For years I’ve thought I’d read all of Jane Austen’s books, apart from Lady Susan/The Watsons/Sanditon, but then last year I wondered about Mansfield Park, and I realised I couldn’t remember much about it. At first I thought it was one of those books I must have read years ago and forgotten the detail. So, I thought I’d have a look at it again to refresh my memory, but when I looked for my copy I couldn’t find it and slowly I began to think I hadn’t read it at all and bought one. And, lo and behold it was totally new to me – I hadn’t even watched the TV version!
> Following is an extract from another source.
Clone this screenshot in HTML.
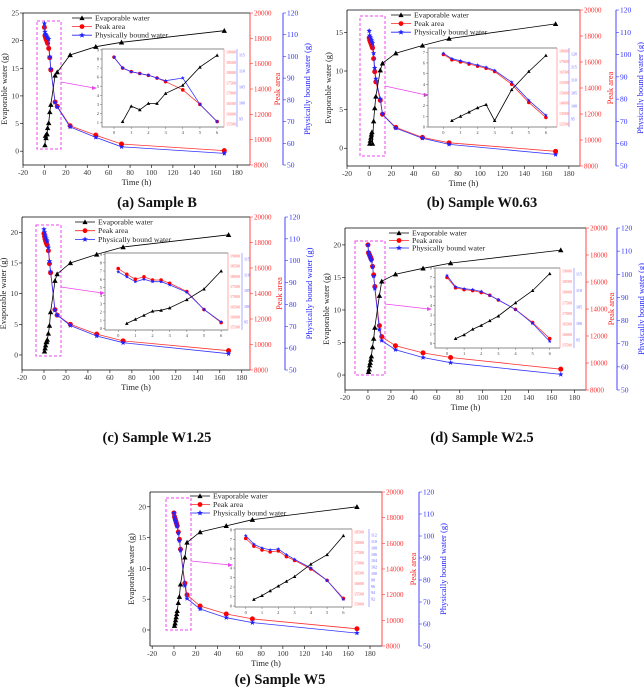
<!DOCTYPE html>
<html><head><meta charset="utf-8"><style>
body{margin:0;background:#fff;width:644px;height:691px;overflow:hidden}
svg{display:block}
text{font-family:"Liberation Serif",serif}
</style></head><body>
<svg id="s" width="644" height="691" viewBox="0 0 644 691" xmlns="http://www.w3.org/2000/svg"></svg>
<script>
const S=document.getElementById('s');let h='';
const T=[0,0.5,1,1.5,2,2.5,3,4,5,6,10,12,24,48,72,168];
const TI=[0,0.5,1,1.5,2,2.5,3,4,5,6];
function tri(x,y,s,c){return `<polygon points="${x},${y-s} ${x-s},${y+s*0.8} ${x+s},${y+s*0.8}" fill="${c}"/>`}
function star(x,y,r,c){let p=[];for(let i=0;i<10;i++){let a=-Math.PI/2+i*Math.PI/5,rr=i%2?r*0.45:r;p.push((x+rr*Math.cos(a)).toFixed(1)+','+(y+rr*Math.sin(a)).toFixed(1));}return `<polygon points="${p.join(' ')}" fill="${c}"/>`}
function series(pts,fx,fy,col,mk,sz){let d=pts.map(p=>fx(p[0]).toFixed(1)+','+fy(p[1]).toFixed(1)).join(' ');let o=`<polyline points="${d}" fill="none" stroke="${col}" stroke-width="0.8"/>`;pts.forEach(p=>{let x=fx(p[0]),y=fy(p[1]);if(mk=='t')o+=tri(x,y,sz,'#000');else if(mk=='c')o+=`<circle cx="${x}" cy="${y}" r="${sz}" fill="#f00"/>`;else o+=star(x,y,sz,'#22f');});return o}
function panel(c){
 const fx=t=>c.L+(t-c.xr[0])/(c.xr[1]-c.xr[0])*(c.R-c.L);
 const fy=v=>c.B-(v-c.yr[0])/(c.yr[1]-c.yr[0])*(c.B-c.T);
 h+=`<line x1="${c.L}" y1="${c.T}" x2="${c.R}" y2="${c.T}" stroke="#000" stroke-width="0.7"/>`;
 h+=`<line x1="${c.L}" y1="${c.T}" x2="${c.L}" y2="${c.B}" stroke="#000" stroke-width="0.8"/><line x1="${c.L}" y1="${c.B}" x2="${c.R}" y2="${c.B}" stroke="#000" stroke-width="0.8"/>`;
 h+=`<line x1="${c.R}" y1="${c.T}" x2="${c.R}" y2="${c.B}" stroke="#f33" stroke-width="0.9"/><line x1="${c.BX}" y1="${c.T}" x2="${c.BX}" y2="${c.B}" stroke="#33f" stroke-width="0.9"/>`;
 for(let t=-20;t<=180;t+=20){let x=fx(t);if(x<c.L-1)continue;h+=`<line x1="${x}" y1="${c.B}" x2="${x}" y2="${c.B+3}" stroke="#000" stroke-width="0.6"/><text x="${x}" y="${c.B+10}" font-size="7.5" text-anchor="middle" fill="#333">${t}</text>`;}
 for(let v=0;v<=25;v+=5){let y=fy(v);if(y<c.T-1)continue;h+=`<line x1="${c.L-3}" y1="${y}" x2="${c.L}" y2="${y}" stroke="#000" stroke-width="0.6"/><text x="${c.L-4}" y="${y+2.5}" font-size="7.5" text-anchor="end" fill="#333">${v}</text>`;}
 for(let i=0;i<=6;i++){let y=c.B-i*(c.B-c.T)/6;h+=`<line x1="${c.R}" y1="${y}" x2="${c.R+3}" y2="${y}" stroke="#f33" stroke-width="0.6"/><text x="${c.R+4}" y="${y+2.5}" font-size="7" fill="#f33">${8000+i*2000}</text>`;}
 for(let i=0;i<=7;i++){let y=c.B-i*(c.B-c.T)/7;h+=`<line x1="${c.BX}" y1="${y}" x2="${c.BX+3}" y2="${y}" stroke="#33f" stroke-width="0.6"/><text x="${c.BX+4}" y="${y+2.5}" font-size="7.5" fill="#33f">${50+i*10}</text>`;}
 let cy=(c.T+c.B)/2;
 h+=`<text transform="translate(${c.L-16},${cy}) rotate(-90)" font-size="8.5" text-anchor="middle" fill="#222">Evaporable water (g)</text>`;
 h+=`<text transform="translate(${c.BX-3},${cy}) rotate(-90)" font-size="8.5" text-anchor="middle" fill="#f22">Peak area</text>`;
 h+=`<text transform="translate(${c.BX+27},${cy}) rotate(-90)" font-size="8.5" text-anchor="middle" fill="#22f">Physically bound water (g)</text>`;
 h+=`<text x="${(c.L+c.R)/2}" y="${c.B+20}" font-size="8.5" text-anchor="middle" fill="#222">Time (h)</text>`;
 h+=`<text x="${c.tx}" y="${c.ty}" font-size="14.5" font-weight="bold" text-anchor="middle" fill="#111">${c.title}</text>`;
 const lg=[['Evaporable water','#000','t'],['Peak area','#f22','c'],['Physically bound water','#22f','s']];
 lg.forEach((l,i)=>{let y=c.lg[1]+i*c.lg[2],x=c.lg[0];h+=`<line x1="${x}" y1="${y}" x2="${x+20}" y2="${y}" stroke="${l[1]}" stroke-width="0.8"/>`;h+=l[2]=='t'?tri(x+10,y,2.6,'#000'):l[2]=='c'?`<circle cx="${x+10}" cy="${y}" r="2.4" fill="#f00"/>`:star(x+10,y,3,'#22f');h+=`<text x="${x+23}" y="${y+2.5}" font-size="7.8" fill="#222">${l[0]}</text>`;});
 let d=c.dash;h+=`<rect x="${d[0]}" y="${d[1]}" width="${d[2]-d[0]}" height="${d[3]-d[1]}" fill="none" stroke="#e4e" stroke-width="1" stroke-dasharray="3,2"/>`;
 let a=c.arr;h+=`<line x1="${a[0]}" y1="${a[1]}" x2="${a[2]-3}" y2="${a[3]}" stroke="#e4e" stroke-width="0.8"/><polygon points="${a[2]},${a[3]} ${a[2]-5},${a[3]-2} ${a[2]-5},${a[3]+2}" fill="#e4e"/>`;
 const sp=(v,ts)=>v.map((y,i)=>[ts[i],y]);
 h+=series(sp(c.red,T),fx,fy,'#f33','c',2.5);
 h+=series(sp(c.blue,T),fx,fy,'#33f','s',2.8);
 h+=series(sp(c.ev,T.slice(1)),fx,fy,'#000','t',2.7);
 let n=c.in;const gx=t=>n.L+(t-n.xr[0])/(n.xr[1]-n.xr[0])*(n.R-n.L);const gy=v=>n.B-(v-n.yr[0])/(n.yr[1]-n.yr[0])*(n.B-n.T);
 h+=`<rect x="${n.L}" y="${n.T}" width="${n.BX-n.L}" height="${n.B-n.T}" fill="#fff"/>`;
 h+=`<polyline points="${n.R},${n.T} ${n.L},${n.T} ${n.L},${n.B} ${n.R},${n.B}" fill="none" stroke="#666" stroke-width="0.7"/>`;
 h+=`<line x1="${n.R}" y1="${n.T}" x2="${n.R}" y2="${n.B}" stroke="#f88" stroke-width="0.7"/><line x1="${n.BX}" y1="${n.T}" x2="${n.BX}" y2="${n.B}" stroke="#88f" stroke-width="0.7"/>`;
 for(let t=0;t<=6;t++){let x=gx(t);h+=`<line x1="${x}" y1="${n.B}" x2="${x}" y2="${n.B+2}" stroke="#666" stroke-width="0.5"/><text x="${x}" y="${n.B+7}" font-size="4.5" text-anchor="middle" fill="#444">${t}</text>`;}
 for(let v=0;v<=9;v++){let y=gy(v);if(y<n.T-1||y>n.B+1)continue;h+=`<line x1="${n.L-2}" y1="${y}" x2="${n.L}" y2="${y}" stroke="#666" stroke-width="0.5"/><text x="${n.L-3}" y="${y+1.6}" font-size="4.5" text-anchor="end" fill="#444">${v}</text>`;}
 n.rl.forEach((l,i)=>{let y=n.B-3-i*(n.B-n.T-6)/(n.rl.length-1);h+=`<text x="${n.R+2}" y="${y+1.6}" font-size="4" fill="#f66">${l}</text>`;});
 n.bl.forEach((l,i)=>{let y=n.B-8-i*(n.B-n.T-14)/(n.bl.length-1);h+=`<text x="${n.BX+2}" y="${y+1.6}" font-size="4" fill="#66f">${l}</text>`;});
 h+=series(sp(n.red,TI),gx,gy,'#f33','c',1.8);
 h+=series(sp(n.blue,TI),gx,gy,'#33f','s',2);
 h+=series(sp(n.ev,TI.slice(1)),gx,gy,'#000','t',1.8);
}
const R8=(a,s)=>{let r=[];for(let i=0;i<8;i++)r.push(a+i*s);return r};
panel({L:23,R:250,T:13,B:165,BX:283,xr:[-20,192],yr:[-2.5,25],lg:[72,18,8.6],dash:[37,21,61,149],arr:[61,82,97,88],title:'(a) Sample B',tx:157,ty:207,
 ev:[1.1,2.8,2.4,3.1,3.1,4.2,5.1,7.1,8.4,13.7,14.3,17.4,18.9,19.7,21.8],
 red:[22.4,20.9,20.6,20.3,20.1,19.8,19.5,18.6,16.9,14.7,8.9,8.1,4.6,2.9,1.3,0.1],
 blue:[23.1,21.6,21.2,21.0,20.8,20.6,20.5,20.3,17.1,14.9,8.8,8.0,4.4,2.5,0.8,-0.4],
 in:{L:102,R:224,T:49,B:127,BX:237,xr:[-0.7,6.4],yr:[0.5,9.1],rl:R8(15500,500),bl:[95,100,105,110,115],
 ev:[1.1,2.8,2.4,3.1,3.1,4.2,5.1,7.1,8.4],red:[8.2,7.0,6.6,6.4,6.2,5.9,5.5,4.6,3.0,1.1],blue:[8.2,7.0,6.6,6.4,6.2,5.9,5.6,5.9,3.0,1.1]}});
panel({L:347,R:580,T:10,B:166,BX:616,xr:[-20,190],yr:[-2.3,17.9],lg:[391,15,8.6],dash:[360,16,385,156],arr:[385,86,429,95],title:'(b) Sample W0.63',tx:482,ty:207,
 ev:[0.6,1.0,1.4,1.8,2.1,0.6,3.5,5.2,6.7,10.1,11.0,12.3,13.3,14.2,16.1],
 red:[14.3,14.0,13.8,13.6,13.4,13.2,13.0,11.6,9.9,8.6,6.2,4.4,2.7,1.4,0.7,-0.4],
 blue:[15.2,14.6,14.4,14.2,14.0,13.8,13.6,12.3,10.4,9.0,6.4,4.4,2.6,1.3,0.5,-0.8],
 in:{L:428,R:557,T:48,B:127,BX:569,xr:[-0.9,6.65],yr:[0,7.4],rl:R8(12500,750).map(v=>Math.round(v/500)*500),bl:[95,100,105,110,115,120],
 ev:[0.6,1.0,1.4,1.8,2.1,0.6,3.5,5.2,6.7],red:[6.8,6.3,6.1,5.9,5.7,5.5,5.2,4.0,2.3,0.9],blue:[6.9,6.4,6.2,6.0,5.8,5.6,5.3,4.2,2.5,1.1]}});
panel({L:22,R:250,T:217,B:370,BX:285,xr:[-20,187.5],yr:[-2.45,22.5],lg:[75,222,8.7],dash:[36,225,61,356],arr:[61,287,105,293],title:'(c) Sample W1.25',tx:157,ty:442,
 ev:[0.6,1.1,1.6,2.1,2.2,2.5,3.5,4.8,7.0,12.1,13.2,15.0,16.4,17.6,19.6],
 red:[19.8,19.3,18.9,18.6,18.3,18.1,17.9,17.0,14.9,13.4,7.4,6.5,5.0,3.4,2.3,0.7],
 blue:[20.5,20.0,19.6,19.3,19.0,18.7,18.5,17.5,15.3,13.6,7.3,6.5,4.8,3.1,2.0,0.2],
 in:{L:105,R:228,T:253,B:330,BX:242,xr:[-0.77,6.4],yr:[-0.2,9.2],rl:R8(15500,500),bl:[95,100,105,110,115],
 ev:[0.6,1.1,1.6,2.1,2.2,2.5,3.5,4.8,7.0],red:[7.3,6.6,6.0,6.3,5.9,5.9,5.5,4.5,2.3,0.7],blue:[6.9,6.3,5.7,6.0,5.7,5.7,5.3,4.4,2.3,0.8]}});
panel({L:345,R:586,T:228,B:390,BX:617,xr:[-20,190],yr:[-2.3,22.6],lg:[389,233,7.5],dash:[355,241,385,375],arr:[385,304,432,309],title:'(d) Sample W2.5',tx:482,ty:442,
 ev:[0.5,0.9,1.5,1.9,2.4,2.9,4.3,5.6,7.3,12.2,14.4,15.5,16.4,17.2,19.2],
 red:[20,18.8,18.6,18.4,18.2,18.0,17.8,16.7,15.4,13.6,7.6,5.9,4.5,3.4,2.7,0.9],
 blue:[20,18.9,18.6,18.3,18.0,17.8,17.6,16.6,15.2,13.3,7.0,5.3,3.9,2.7,1.9,0.1],
 in:{L:435,R:560,T:268,B:348,BX:574,xr:[-0.7,6.6],yr:[-0.5,8],rl:R8(15500,500),bl:[95,100,105,110,115],
 ev:[0.5,0.9,1.5,1.9,2.4,2.9,4.3,5.6,7.4],red:[7.0,5.9,5.7,5.6,5.4,5.1,4.6,3.6,2.2,0.5],blue:[7.2,6.0,5.8,5.7,5.5,5.1,4.6,3.6,2.1,0.2]}});
panel({L:150,R:382,T:492,B:646,BX:419,xr:[-22,191],yr:[-2.6,22.4],lg:[190,496,8.5],dash:[166,498,191,630],arr:[191,561,233,565],title:'(e) Sample W5',tx:280,ty:684,
 ev:[0.7,1.1,1.6,2.1,2.6,3.1,4.4,5.4,7.4,11.8,14.2,15.9,16.9,17.9,20.0],
 red:[19.0,18.4,18.1,17.8,17.5,17.2,16.9,15.9,14.7,13.1,7.6,5.7,3.9,2.6,1.8,0.2],
 blue:[19.0,18.3,18.0,17.7,17.4,17.1,16.8,15.7,14.5,12.9,7.2,5.1,3.4,2.0,1.2,-0.5],
 in:{L:235,R:352,T:529,B:607,BX:369,xr:[-0.66,6.53],yr:[-0.1,8.1],rl:R8(15000,500),bl:[92,94,96,98,100,102,104,106,108,110,112],
 ev:[0.7,1.1,1.6,2.1,2.6,3.1,4.4,5.4,7.4],red:[7.1,6.3,5.9,5.7,5.8,5.2,4.8,3.9,2.7,0.8],blue:[7.4,6.5,6.1,5.9,6.0,5.4,4.9,4.0,2.7,0.7]}});
S.innerHTML=h;
</script>
</body></html>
On the surface Mansfield Park is a simple story about a family and their relationships. Fanny Price, as a child of 10 goes to live with her wealthy aunt and uncle, Sir Thomas and Lady Bertram at Mansfield Park, where as the poor relation she is not treated badly, but not as cared for or as kindly as her cousins, but more as an unpaid servant dependent on the family for her welfare – a sort of Cinderella story.
But through the story, Jane Austen reveals the complicated interaction of society, shows the development of Fanny’s character and the depiction of a heroine who is good and gentle who matures throughout the novel. Fanny is an unassuming character who at first appears to be too self-effacing and timed, but who grows in strength of character. I think it’s a very clever portrayal because the reader sees things through Fanny’s eyes. Whilst at first I wanted to give her a shake and say pull yourself together, you’re being a doormat, I realised that Jane Austen was drawing a realistic portrait and waited to see how she would develop.
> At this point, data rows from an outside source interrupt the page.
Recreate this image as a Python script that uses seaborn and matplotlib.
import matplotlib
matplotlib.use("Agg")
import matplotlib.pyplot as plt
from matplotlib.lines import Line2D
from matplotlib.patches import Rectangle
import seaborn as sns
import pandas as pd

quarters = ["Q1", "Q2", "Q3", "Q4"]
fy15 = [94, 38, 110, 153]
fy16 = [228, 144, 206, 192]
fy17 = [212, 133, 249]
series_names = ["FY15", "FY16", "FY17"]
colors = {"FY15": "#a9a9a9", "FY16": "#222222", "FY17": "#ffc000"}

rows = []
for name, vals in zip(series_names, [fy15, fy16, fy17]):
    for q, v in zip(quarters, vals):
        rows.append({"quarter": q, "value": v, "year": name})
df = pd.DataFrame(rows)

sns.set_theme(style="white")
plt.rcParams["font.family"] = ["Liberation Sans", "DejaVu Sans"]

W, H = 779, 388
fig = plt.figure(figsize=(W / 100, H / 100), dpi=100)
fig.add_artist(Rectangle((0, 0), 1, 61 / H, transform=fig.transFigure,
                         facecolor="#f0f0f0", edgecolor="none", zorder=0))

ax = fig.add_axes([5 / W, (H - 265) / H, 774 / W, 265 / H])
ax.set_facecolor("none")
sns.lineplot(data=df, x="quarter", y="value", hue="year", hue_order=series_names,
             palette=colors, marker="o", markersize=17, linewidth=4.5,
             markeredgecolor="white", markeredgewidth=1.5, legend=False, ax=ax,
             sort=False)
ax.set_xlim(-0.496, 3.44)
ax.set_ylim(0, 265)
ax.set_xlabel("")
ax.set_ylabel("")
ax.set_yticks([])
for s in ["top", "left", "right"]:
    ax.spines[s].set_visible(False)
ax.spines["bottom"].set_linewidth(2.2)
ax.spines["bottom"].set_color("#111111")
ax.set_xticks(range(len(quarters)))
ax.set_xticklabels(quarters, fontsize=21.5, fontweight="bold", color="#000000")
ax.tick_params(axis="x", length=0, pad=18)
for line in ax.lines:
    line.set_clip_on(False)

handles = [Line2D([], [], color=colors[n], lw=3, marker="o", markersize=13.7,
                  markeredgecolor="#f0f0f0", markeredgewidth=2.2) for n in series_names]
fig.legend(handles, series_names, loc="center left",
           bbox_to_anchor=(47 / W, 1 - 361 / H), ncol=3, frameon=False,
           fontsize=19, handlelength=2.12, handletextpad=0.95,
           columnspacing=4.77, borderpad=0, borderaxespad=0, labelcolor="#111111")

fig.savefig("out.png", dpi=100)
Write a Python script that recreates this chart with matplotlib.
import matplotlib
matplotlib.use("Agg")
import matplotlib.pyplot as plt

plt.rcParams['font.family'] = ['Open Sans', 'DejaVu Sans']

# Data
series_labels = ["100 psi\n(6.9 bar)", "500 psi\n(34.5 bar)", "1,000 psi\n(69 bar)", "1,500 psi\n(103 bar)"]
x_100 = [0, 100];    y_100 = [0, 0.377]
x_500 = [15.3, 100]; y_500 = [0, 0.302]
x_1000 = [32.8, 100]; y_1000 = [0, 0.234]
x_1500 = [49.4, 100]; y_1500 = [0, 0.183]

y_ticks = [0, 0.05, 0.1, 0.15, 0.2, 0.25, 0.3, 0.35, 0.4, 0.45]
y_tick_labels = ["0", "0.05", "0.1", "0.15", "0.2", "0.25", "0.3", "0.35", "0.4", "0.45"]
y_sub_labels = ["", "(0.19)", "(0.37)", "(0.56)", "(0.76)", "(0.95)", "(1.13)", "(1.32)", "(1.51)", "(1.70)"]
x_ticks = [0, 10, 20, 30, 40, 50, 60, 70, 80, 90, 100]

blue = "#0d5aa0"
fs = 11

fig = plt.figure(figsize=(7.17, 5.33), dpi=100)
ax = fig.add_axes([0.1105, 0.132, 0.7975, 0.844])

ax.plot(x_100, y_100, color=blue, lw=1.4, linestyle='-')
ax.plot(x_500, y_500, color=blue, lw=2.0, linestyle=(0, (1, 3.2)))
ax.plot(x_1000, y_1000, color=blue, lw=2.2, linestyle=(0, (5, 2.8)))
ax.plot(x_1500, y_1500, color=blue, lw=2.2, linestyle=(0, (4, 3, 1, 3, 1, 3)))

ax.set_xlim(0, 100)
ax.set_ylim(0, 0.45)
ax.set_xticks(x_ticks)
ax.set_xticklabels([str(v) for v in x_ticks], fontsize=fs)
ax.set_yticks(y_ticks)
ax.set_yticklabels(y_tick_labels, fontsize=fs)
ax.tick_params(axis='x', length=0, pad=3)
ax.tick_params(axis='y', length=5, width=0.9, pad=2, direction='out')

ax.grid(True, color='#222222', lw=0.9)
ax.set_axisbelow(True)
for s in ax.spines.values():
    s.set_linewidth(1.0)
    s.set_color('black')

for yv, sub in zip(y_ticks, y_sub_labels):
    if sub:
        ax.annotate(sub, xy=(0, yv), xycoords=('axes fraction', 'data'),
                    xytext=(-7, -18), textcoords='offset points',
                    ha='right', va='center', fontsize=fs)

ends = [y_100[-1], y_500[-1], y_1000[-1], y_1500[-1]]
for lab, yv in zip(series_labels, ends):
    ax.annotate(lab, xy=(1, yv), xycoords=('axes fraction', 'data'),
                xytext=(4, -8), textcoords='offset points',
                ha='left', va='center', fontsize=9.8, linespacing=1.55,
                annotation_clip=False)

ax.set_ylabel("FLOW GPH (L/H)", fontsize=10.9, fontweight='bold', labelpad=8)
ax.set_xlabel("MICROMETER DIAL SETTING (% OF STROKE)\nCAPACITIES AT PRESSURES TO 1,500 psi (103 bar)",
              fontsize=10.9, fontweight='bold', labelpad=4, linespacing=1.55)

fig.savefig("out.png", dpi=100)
Like the other novels, Mansfield Park is full of detail of everyday life, its boredom as well as its entertainments and pleasures, the balls and dinners. There is much in it about the houses and gardens, not only of the wealthy but also of the lower classes, such as Fanny’s parents home in Portsmouth – but they have servants themselves, so it is only comparative poverty. Seen mainly through Fanny’s eyes, it’s a study of morals, the damage caused by being unwanted and unloved.
There is, of course, so much more to say about this book – Mrs Norris’s snobbery, her obsession with penny-pinching and her nasty, spiteful behaviour; the opinion of clergymen, seen through Mary Crawford’s mercenary eyes as she thinks about Edmund Bertram’s position; the flirty behaviour of the ‘charming’ Henry Crawford; the apparent coldness of Sir Thomas and his family’s distance from him; Lady Bertram’s languid life from her sofa; the disruption caused by the play and so on. There is also a gentle strain of humour and satirical observations about contemporary values, and even, with Mary Crawford’s pun on ‘Rears and Vices‘, a bawdy note.
Yes, I definitely like Mansfield Park and pleased it came up for me in the Classics Club Spin, which gave me the necessary push to read it in June.